TO BE DONE: All the data should be repeated exactly. Any image in it is left out.

------------------------------------------------

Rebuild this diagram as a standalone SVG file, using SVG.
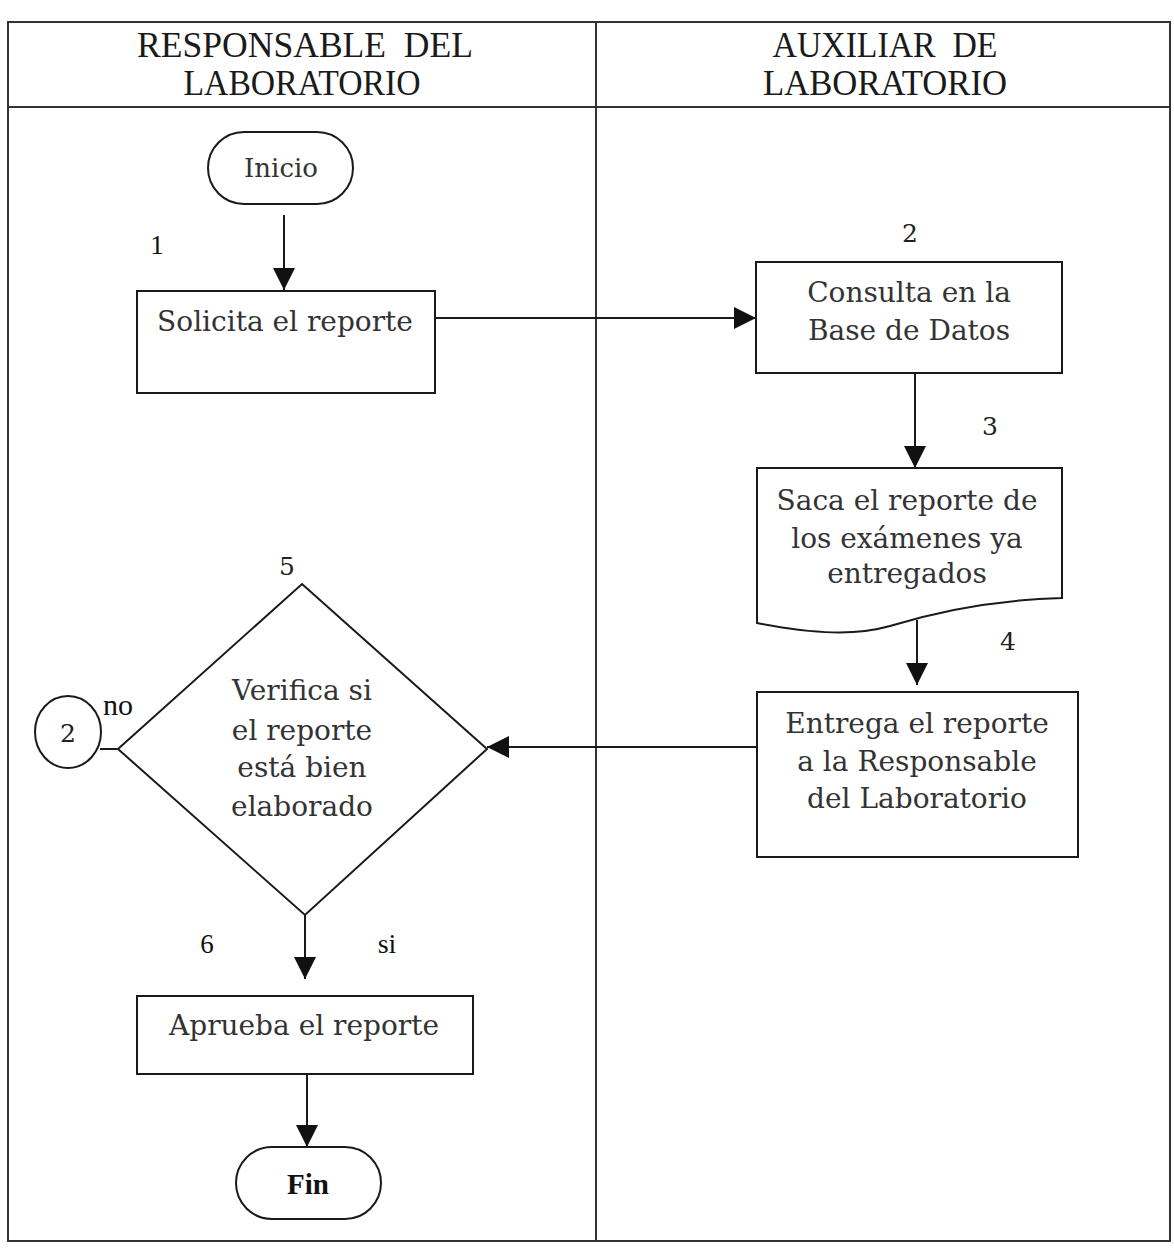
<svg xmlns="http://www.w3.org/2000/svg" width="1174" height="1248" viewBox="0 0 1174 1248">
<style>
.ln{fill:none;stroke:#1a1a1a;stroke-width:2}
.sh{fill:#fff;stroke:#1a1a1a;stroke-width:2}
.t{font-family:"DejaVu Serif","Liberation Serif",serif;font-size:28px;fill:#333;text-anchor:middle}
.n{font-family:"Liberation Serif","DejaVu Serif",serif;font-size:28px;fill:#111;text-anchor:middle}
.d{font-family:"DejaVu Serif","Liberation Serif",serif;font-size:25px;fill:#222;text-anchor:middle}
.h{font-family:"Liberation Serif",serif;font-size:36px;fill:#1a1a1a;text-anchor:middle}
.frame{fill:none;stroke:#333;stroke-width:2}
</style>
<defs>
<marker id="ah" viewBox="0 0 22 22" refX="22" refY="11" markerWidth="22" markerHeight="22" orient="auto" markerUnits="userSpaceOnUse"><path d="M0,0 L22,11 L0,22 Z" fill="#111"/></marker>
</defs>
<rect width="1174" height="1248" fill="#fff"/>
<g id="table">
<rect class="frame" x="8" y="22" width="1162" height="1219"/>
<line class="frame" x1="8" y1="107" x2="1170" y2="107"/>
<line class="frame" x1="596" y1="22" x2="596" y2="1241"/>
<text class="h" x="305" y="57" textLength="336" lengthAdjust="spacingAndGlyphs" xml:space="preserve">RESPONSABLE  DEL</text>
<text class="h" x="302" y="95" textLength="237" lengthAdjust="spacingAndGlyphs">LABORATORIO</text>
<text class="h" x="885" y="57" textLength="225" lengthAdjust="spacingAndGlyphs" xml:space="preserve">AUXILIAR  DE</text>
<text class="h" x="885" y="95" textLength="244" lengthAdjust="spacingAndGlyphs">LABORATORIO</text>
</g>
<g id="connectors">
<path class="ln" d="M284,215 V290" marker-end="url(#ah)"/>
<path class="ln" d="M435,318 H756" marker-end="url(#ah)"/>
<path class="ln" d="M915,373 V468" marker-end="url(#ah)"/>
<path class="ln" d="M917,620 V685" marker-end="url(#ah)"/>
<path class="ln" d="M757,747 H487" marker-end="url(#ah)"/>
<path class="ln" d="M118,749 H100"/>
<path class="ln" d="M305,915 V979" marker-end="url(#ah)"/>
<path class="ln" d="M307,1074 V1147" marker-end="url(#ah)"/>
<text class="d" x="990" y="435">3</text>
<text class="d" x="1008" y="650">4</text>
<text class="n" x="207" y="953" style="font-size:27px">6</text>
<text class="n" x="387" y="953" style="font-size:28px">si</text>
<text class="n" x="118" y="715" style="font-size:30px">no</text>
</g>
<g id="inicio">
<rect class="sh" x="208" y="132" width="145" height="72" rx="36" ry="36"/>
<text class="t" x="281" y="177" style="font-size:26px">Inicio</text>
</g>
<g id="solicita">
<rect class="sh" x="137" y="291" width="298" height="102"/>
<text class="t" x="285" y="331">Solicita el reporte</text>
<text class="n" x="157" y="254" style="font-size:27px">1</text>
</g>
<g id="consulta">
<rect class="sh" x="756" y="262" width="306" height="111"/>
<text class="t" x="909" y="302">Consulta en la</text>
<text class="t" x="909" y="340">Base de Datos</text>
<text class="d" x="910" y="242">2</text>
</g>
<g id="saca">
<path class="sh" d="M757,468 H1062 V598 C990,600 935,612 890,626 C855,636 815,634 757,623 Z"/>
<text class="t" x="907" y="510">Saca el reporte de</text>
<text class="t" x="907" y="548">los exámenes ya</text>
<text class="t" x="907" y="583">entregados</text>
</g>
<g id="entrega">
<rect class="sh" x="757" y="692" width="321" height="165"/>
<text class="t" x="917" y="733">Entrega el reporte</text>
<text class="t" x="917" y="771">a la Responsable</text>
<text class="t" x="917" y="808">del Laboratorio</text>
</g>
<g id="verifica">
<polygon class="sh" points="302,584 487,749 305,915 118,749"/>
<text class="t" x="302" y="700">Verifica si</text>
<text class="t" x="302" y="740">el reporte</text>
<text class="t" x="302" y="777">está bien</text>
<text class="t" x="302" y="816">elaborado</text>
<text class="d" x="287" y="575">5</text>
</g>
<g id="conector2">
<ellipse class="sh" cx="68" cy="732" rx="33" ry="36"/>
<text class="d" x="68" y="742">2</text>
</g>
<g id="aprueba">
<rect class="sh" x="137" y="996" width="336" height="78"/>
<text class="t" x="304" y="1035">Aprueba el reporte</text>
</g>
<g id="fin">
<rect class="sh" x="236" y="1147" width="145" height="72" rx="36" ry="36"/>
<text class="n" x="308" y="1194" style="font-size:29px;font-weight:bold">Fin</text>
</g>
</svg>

------------------------------------------------

RESULT:
Rebuild this diagram as a standalone SVG file, using SVG.
<svg xmlns="http://www.w3.org/2000/svg" width="1174" height="1248" viewBox="0 0 1174 1248">
<style>
.ln{fill:none;stroke:#1a1a1a;stroke-width:2}
.sh{fill:#fff;stroke:#1a1a1a;stroke-width:2}
.t{font-family:"DejaVu Serif","Liberation Serif",serif;font-size:28px;fill:#333;text-anchor:middle}
.n{font-family:"Liberation Serif","DejaVu Serif",serif;font-size:28px;fill:#111;text-anchor:middle}
.d{font-family:"DejaVu Serif","Liberation Serif",serif;font-size:25px;fill:#222;text-anchor:middle}
.h{font-family:"Liberation Serif",serif;font-size:36px;fill:#1a1a1a;text-anchor:middle}
.frame{fill:none;stroke:#333;stroke-width:2}
</style>
<defs>
<marker id="ah" viewBox="0 0 22 22" refX="22" refY="11" markerWidth="22" markerHeight="22" orient="auto" markerUnits="userSpaceOnUse"><path d="M0,0 L22,11 L0,22 Z" fill="#111"/></marker>
</defs>
<rect width="1174" height="1248" fill="#fff"/>
<g id="table">
<rect class="frame" x="8" y="22" width="1162" height="1219"/>
<line class="frame" x1="8" y1="107" x2="1170" y2="107"/>
<line class="frame" x1="596" y1="22" x2="596" y2="1241"/>
<text class="h" x="305" y="57" textLength="336" lengthAdjust="spacingAndGlyphs" xml:space="preserve">RESPONSABLE  DEL</text>
<text class="h" x="302" y="95" textLength="237" lengthAdjust="spacingAndGlyphs">LABORATORIO</text>
<text class="h" x="885" y="57" textLength="225" lengthAdjust="spacingAndGlyphs" xml:space="preserve">AUXILIAR  DE</text>
<text class="h" x="885" y="95" textLength="244" lengthAdjust="spacingAndGlyphs">LABORATORIO</text>
</g>
<g id="connectors">
<path class="ln" d="M284,215 V290" marker-end="url(#ah)"/>
<path class="ln" d="M435,318 H756" marker-end="url(#ah)"/>
<path class="ln" d="M915,373 V468" marker-end="url(#ah)"/>
<path class="ln" d="M917,620 V685" marker-end="url(#ah)"/>
<path class="ln" d="M757,747 H487" marker-end="url(#ah)"/>
<path class="ln" d="M118,749 H100"/>
<path class="ln" d="M305,915 V979" marker-end="url(#ah)"/>
<path class="ln" d="M307,1074 V1147" marker-end="url(#ah)"/>
<text class="d" x="990" y="435">3</text>
<text class="d" x="1008" y="650">4</text>
<text class="n" x="207" y="953" style="font-size:27px">6</text>
<text class="n" x="387" y="953" style="font-size:28px">si</text>
<text class="n" x="118" y="715" style="font-size:30px">no</text>
</g>
<g id="inicio">
<rect class="sh" x="208" y="132" width="145" height="72" rx="36" ry="36"/>
<text class="t" x="281" y="177" style="font-size:26px">Inicio</text>
</g>
<g id="solicita">
<rect class="sh" x="137" y="291" width="298" height="102"/>
<text class="t" x="285" y="331">Solicita el reporte</text>
<text class="n" x="157" y="254" style="font-size:27px">1</text>
</g>
<g id="consulta">
<rect class="sh" x="756" y="262" width="306" height="111"/>
<text class="t" x="909" y="302">Consulta en la</text>
<text class="t" x="909" y="340">Base de Datos</text>
<text class="d" x="910" y="242">2</text>
</g>
<g id="saca">
<path class="sh" d="M757,468 H1062 V598 C990,600 935,612 890,626 C855,636 815,634 757,623 Z"/>
<text class="t" x="907" y="510">Saca el reporte de</text>
<text class="t" x="907" y="548">los exámenes ya</text>
<text class="t" x="907" y="583">entregados</text>
</g>
<g id="entrega">
<rect class="sh" x="757" y="692" width="321" height="165"/>
<text class="t" x="917" y="733">Entrega el reporte</text>
<text class="t" x="917" y="771">a la Responsable</text>
<text class="t" x="917" y="808">del Laboratorio</text>
</g>
<g id="verifica">
<polygon class="sh" points="302,584 487,749 305,915 118,749"/>
<text class="t" x="302" y="700">Verifica si</text>
<text class="t" x="302" y="740">el reporte</text>
<text class="t" x="302" y="777">está bien</text>
<text class="t" x="302" y="816">elaborado</text>
<text class="d" x="287" y="575">5</text>
</g>
<g id="conector2">
<ellipse class="sh" cx="68" cy="732" rx="33" ry="36"/>
<text class="d" x="68" y="742">2</text>
</g>
<g id="aprueba">
<rect class="sh" x="137" y="996" width="336" height="78"/>
<text class="t" x="304" y="1035">Aprueba el reporte</text>
</g>
<g id="fin">
<rect class="sh" x="236" y="1147" width="145" height="72" rx="36" ry="36"/>
<text class="n" x="308" y="1194" style="font-size:29px;font-weight:bold">Fin</text>
</g>
</svg>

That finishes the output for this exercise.